● WORK TO DO:
Repeat every line of the listing below exactly, minus the pictures.

● COLLECTED DATA:
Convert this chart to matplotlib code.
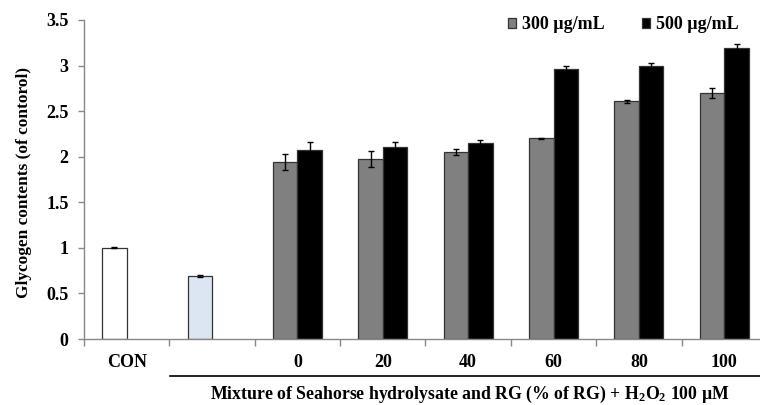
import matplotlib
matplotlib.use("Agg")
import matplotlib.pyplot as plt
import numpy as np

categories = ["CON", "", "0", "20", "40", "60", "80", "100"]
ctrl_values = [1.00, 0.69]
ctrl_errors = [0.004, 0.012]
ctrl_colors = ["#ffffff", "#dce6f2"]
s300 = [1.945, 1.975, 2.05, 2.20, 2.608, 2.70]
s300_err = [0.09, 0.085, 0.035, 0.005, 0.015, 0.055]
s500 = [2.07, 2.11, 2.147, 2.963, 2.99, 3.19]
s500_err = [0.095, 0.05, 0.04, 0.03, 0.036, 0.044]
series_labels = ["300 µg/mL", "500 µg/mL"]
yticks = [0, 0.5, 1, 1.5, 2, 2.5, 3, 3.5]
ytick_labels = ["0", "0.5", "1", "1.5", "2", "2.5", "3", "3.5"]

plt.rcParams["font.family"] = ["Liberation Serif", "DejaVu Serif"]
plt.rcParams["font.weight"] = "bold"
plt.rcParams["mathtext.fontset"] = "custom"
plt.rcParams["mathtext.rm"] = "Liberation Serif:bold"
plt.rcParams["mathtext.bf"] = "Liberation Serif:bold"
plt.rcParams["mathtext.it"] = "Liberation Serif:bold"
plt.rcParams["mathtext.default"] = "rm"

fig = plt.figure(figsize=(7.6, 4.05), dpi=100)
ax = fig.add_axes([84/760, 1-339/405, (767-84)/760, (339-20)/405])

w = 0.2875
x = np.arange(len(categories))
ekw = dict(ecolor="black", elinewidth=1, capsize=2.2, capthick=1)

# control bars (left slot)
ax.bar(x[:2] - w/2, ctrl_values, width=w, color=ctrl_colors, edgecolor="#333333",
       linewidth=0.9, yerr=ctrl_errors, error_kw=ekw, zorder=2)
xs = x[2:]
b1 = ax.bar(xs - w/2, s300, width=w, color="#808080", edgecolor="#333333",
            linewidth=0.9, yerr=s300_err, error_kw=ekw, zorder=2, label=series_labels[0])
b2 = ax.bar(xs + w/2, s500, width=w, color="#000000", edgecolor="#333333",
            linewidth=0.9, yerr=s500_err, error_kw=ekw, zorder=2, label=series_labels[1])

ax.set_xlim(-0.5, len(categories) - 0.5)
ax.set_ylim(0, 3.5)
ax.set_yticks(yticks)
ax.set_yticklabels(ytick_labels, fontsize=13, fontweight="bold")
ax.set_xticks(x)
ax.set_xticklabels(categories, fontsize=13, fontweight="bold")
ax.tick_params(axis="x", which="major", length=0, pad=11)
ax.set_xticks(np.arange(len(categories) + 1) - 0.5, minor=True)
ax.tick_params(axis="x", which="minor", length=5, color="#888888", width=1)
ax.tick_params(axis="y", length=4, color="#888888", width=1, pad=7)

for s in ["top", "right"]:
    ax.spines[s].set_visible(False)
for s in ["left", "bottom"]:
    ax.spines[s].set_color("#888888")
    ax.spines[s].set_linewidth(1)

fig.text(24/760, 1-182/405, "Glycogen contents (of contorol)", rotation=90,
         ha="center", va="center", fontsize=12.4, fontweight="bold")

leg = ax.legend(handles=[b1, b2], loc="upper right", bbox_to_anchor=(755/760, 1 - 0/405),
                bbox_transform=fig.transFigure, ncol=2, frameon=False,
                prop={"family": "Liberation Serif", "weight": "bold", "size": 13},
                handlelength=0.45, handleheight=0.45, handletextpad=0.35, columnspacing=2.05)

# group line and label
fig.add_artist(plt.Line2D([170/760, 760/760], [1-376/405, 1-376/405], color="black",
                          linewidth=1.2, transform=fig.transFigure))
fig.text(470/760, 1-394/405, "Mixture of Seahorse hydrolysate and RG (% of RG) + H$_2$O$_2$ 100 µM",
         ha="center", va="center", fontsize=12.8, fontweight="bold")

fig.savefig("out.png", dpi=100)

● TASK RESPONSE:
Convert this chart to matplotlib code.
import matplotlib
matplotlib.use("Agg")
import matplotlib.pyplot as plt
import numpy as np

categories = ["CON", "", "0", "20", "40", "60", "80", "100"]
ctrl_values = [1.00, 0.69]
ctrl_errors = [0.004, 0.012]
ctrl_colors = ["#ffffff", "#dce6f2"]
s300 = [1.945, 1.975, 2.05, 2.20, 2.608, 2.70]
s300_err = [0.09, 0.085, 0.035, 0.005, 0.015, 0.055]
s500 = [2.07, 2.11, 2.147, 2.963, 2.99, 3.19]
s500_err = [0.095, 0.05, 0.04, 0.03, 0.036, 0.044]
series_labels = ["300 µg/mL", "500 µg/mL"]
yticks = [0, 0.5, 1, 1.5, 2, 2.5, 3, 3.5]
ytick_labels = ["0", "0.5", "1", "1.5", "2", "2.5", "3", "3.5"]

plt.rcParams["font.family"] = ["Liberation Serif", "DejaVu Serif"]
plt.rcParams["font.weight"] = "bold"
plt.rcParams["mathtext.fontset"] = "custom"
plt.rcParams["mathtext.rm"] = "Liberation Serif:bold"
plt.rcParams["mathtext.bf"] = "Liberation Serif:bold"
plt.rcParams["mathtext.it"] = "Liberation Serif:bold"
plt.rcParams["mathtext.default"] = "rm"

fig = plt.figure(figsize=(7.6, 4.05), dpi=100)
ax = fig.add_axes([84/760, 1-339/405, (767-84)/760, (339-20)/405])

w = 0.2875
x = np.arange(len(categories))
ekw = dict(ecolor="black", elinewidth=1, capsize=2.2, capthick=1)

# control bars (left slot)
ax.bar(x[:2] - w/2, ctrl_values, width=w, color=ctrl_colors, edgecolor="#333333",
       linewidth=0.9, yerr=ctrl_errors, error_kw=ekw, zorder=2)
xs = x[2:]
b1 = ax.bar(xs - w/2, s300, width=w, color="#808080", edgecolor="#333333",
            linewidth=0.9, yerr=s300_err, error_kw=ekw, zorder=2, label=series_labels[0])
b2 = ax.bar(xs + w/2, s500, width=w, color="#000000", edgecolor="#333333",
            linewidth=0.9, yerr=s500_err, error_kw=ekw, zorder=2, label=series_labels[1])

ax.set_xlim(-0.5, len(categories) - 0.5)
ax.set_ylim(0, 3.5)
ax.set_yticks(yticks)
ax.set_yticklabels(ytick_labels, fontsize=13, fontweight="bold")
ax.set_xticks(x)
ax.set_xticklabels(categories, fontsize=13, fontweight="bold")
ax.tick_params(axis="x", which="major", length=0, pad=11)
ax.set_xticks(np.arange(len(categories) + 1) - 0.5, minor=True)
ax.tick_params(axis="x", which="minor", length=5, color="#888888", width=1)
ax.tick_params(axis="y", length=4, color="#888888", width=1, pad=7)

for s in ["top", "right"]:
    ax.spines[s].set_visible(False)
for s in ["left", "bottom"]:
    ax.spines[s].set_color("#888888")
    ax.spines[s].set_linewidth(1)

fig.text(24/760, 1-182/405, "Glycogen contents (of contorol)", rotation=90,
         ha="center", va="center", fontsize=12.4, fontweight="bold")

leg = ax.legend(handles=[b1, b2], loc="upper right", bbox_to_anchor=(755/760, 1 - 0/405),
                bbox_transform=fig.transFigure, ncol=2, frameon=False,
                prop={"family": "Liberation Serif", "weight": "bold", "size": 13},
                handlelength=0.45, handleheight=0.45, handletextpad=0.35, columnspacing=2.05)

# group line and label
fig.add_artist(plt.Line2D([170/760, 760/760], [1-376/405, 1-376/405], color="black",
                          linewidth=1.2, transform=fig.transFigure))
fig.text(470/760, 1-394/405, "Mixture of Seahorse hydrolysate and RG (% of RG) + H$_2$O$_2$ 100 µM",
         ha="center", va="center", fontsize=12.8, fontweight="bold")

fig.savefig("out.png", dpi=100)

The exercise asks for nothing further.